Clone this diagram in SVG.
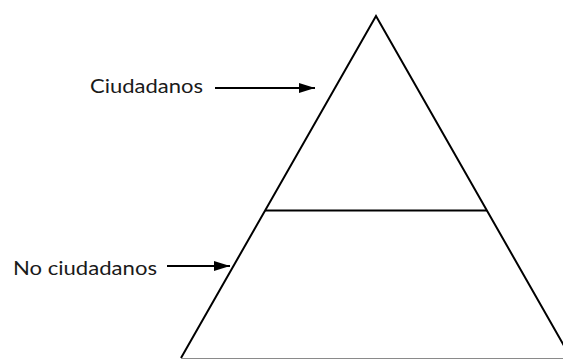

-------------------------

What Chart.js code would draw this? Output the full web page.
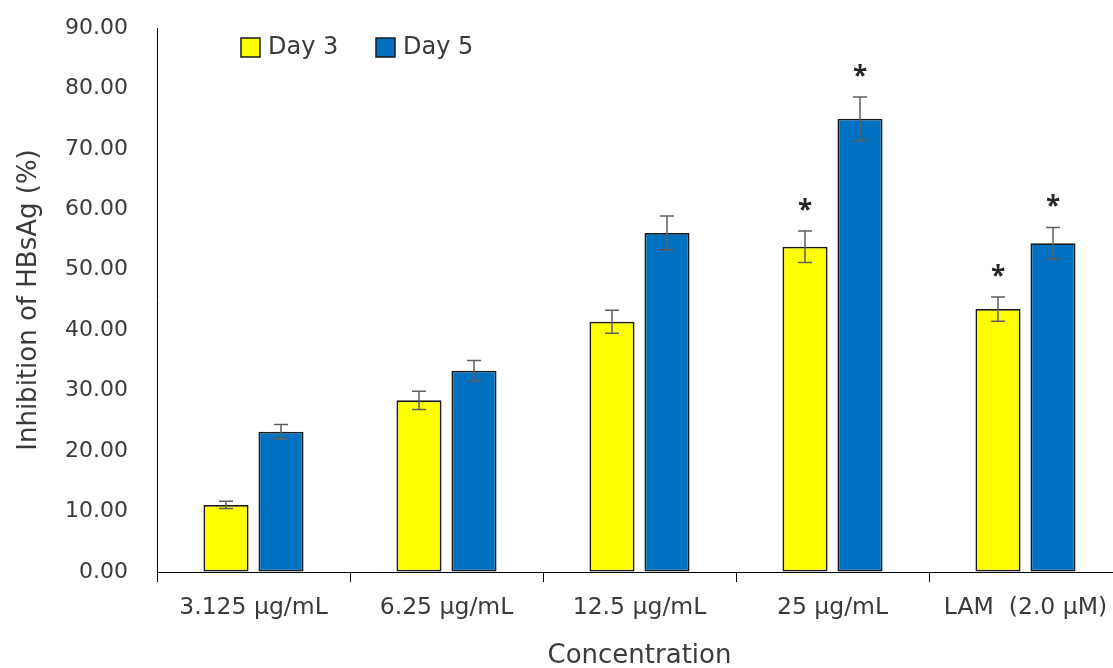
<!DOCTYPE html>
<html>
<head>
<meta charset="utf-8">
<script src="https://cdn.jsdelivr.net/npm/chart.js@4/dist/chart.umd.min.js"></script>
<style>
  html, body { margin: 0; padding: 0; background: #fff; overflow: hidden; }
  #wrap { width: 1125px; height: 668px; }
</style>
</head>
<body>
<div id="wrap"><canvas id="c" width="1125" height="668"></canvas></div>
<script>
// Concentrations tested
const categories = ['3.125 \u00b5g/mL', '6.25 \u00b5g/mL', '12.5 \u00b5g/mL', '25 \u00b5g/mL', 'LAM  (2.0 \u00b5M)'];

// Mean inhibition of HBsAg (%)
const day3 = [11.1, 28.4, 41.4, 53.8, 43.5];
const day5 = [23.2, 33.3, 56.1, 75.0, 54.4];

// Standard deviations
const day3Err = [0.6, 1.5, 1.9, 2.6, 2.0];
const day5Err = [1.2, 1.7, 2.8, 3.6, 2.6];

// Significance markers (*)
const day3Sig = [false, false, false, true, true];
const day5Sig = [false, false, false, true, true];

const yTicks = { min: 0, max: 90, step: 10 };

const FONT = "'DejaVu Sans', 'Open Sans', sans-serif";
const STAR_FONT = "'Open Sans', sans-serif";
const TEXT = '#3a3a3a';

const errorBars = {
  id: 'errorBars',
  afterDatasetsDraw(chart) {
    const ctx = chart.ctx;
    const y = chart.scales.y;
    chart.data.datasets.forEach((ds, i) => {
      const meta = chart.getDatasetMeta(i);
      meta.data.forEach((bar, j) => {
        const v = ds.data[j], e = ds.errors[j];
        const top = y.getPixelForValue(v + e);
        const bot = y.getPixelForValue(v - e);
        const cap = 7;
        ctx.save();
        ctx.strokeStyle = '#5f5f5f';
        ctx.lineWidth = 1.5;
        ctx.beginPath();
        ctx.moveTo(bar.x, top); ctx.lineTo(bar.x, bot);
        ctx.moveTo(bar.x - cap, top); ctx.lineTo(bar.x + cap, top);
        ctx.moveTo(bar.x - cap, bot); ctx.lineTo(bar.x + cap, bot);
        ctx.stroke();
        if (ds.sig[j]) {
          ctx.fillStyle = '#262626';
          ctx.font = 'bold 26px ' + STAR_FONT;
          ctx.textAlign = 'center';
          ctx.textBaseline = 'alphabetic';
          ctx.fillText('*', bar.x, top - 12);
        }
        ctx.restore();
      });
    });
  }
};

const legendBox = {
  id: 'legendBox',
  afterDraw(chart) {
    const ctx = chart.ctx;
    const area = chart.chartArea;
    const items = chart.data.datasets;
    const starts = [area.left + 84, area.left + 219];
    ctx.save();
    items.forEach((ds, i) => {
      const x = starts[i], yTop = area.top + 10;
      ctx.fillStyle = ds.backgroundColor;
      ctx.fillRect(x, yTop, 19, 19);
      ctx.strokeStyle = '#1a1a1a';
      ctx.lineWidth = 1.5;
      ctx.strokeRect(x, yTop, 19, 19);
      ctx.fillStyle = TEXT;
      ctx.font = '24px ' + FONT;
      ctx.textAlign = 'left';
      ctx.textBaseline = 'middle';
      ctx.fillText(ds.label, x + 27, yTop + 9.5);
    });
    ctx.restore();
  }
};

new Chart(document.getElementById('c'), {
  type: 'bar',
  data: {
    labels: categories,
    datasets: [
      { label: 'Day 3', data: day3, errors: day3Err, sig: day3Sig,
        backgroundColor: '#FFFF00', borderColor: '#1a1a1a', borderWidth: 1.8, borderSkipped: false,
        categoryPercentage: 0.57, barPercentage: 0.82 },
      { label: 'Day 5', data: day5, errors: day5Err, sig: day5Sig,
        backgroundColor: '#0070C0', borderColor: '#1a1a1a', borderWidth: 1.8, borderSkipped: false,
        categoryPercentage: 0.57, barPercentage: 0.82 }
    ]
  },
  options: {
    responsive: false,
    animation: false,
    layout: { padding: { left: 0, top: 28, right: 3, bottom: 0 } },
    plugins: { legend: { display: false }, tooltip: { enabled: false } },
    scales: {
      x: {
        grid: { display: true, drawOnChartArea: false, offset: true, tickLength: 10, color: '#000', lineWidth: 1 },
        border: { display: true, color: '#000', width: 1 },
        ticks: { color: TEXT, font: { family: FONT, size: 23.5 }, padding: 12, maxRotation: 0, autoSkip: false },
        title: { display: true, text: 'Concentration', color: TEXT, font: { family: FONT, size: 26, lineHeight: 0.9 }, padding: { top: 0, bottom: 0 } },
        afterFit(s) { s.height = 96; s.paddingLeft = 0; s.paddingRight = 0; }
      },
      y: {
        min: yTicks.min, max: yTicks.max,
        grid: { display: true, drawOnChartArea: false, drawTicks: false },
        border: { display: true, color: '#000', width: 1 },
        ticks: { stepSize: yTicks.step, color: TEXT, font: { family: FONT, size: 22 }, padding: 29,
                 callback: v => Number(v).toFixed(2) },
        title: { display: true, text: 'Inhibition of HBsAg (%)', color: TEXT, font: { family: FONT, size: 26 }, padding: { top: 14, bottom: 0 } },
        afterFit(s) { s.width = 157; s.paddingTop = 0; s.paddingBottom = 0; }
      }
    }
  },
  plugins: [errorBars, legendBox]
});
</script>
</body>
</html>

-------------------------

Stated exercise :: Among the entries above, locate the line with "What Chart.js code" and the line with "const day5Err = [1.2, 1.7, 2.8, 3.6, 2.6];". Give those two lines and all lines between them again, exactly, leaving out the pictures.

The completed task ::
What Chart.js code would draw this? Output the full web page.
<!DOCTYPE html>
<html>
<head>
<meta charset="utf-8">
<script src="https://cdn.jsdelivr.net/npm/chart.js@4/dist/chart.umd.min.js"></script>
<style>
  html, body { margin: 0; padding: 0; background: #fff; overflow: hidden; }
  #wrap { width: 1125px; height: 668px; }
</style>
</head>
<body>
<div id="wrap"><canvas id="c" width="1125" height="668"></canvas></div>
<script>
// Concentrations tested
const categories = ['3.125 \u00b5g/mL', '6.25 \u00b5g/mL', '12.5 \u00b5g/mL', '25 \u00b5g/mL', 'LAM  (2.0 \u00b5M)'];

// Mean inhibition of HBsAg (%)
const day3 = [11.1, 28.4, 41.4, 53.8, 43.5];
const day5 = [23.2, 33.3, 56.1, 75.0, 54.4];

// Standard deviations
const day3Err = [0.6, 1.5, 1.9, 2.6, 2.0];
const day5Err = [1.2, 1.7, 2.8, 3.6, 2.6];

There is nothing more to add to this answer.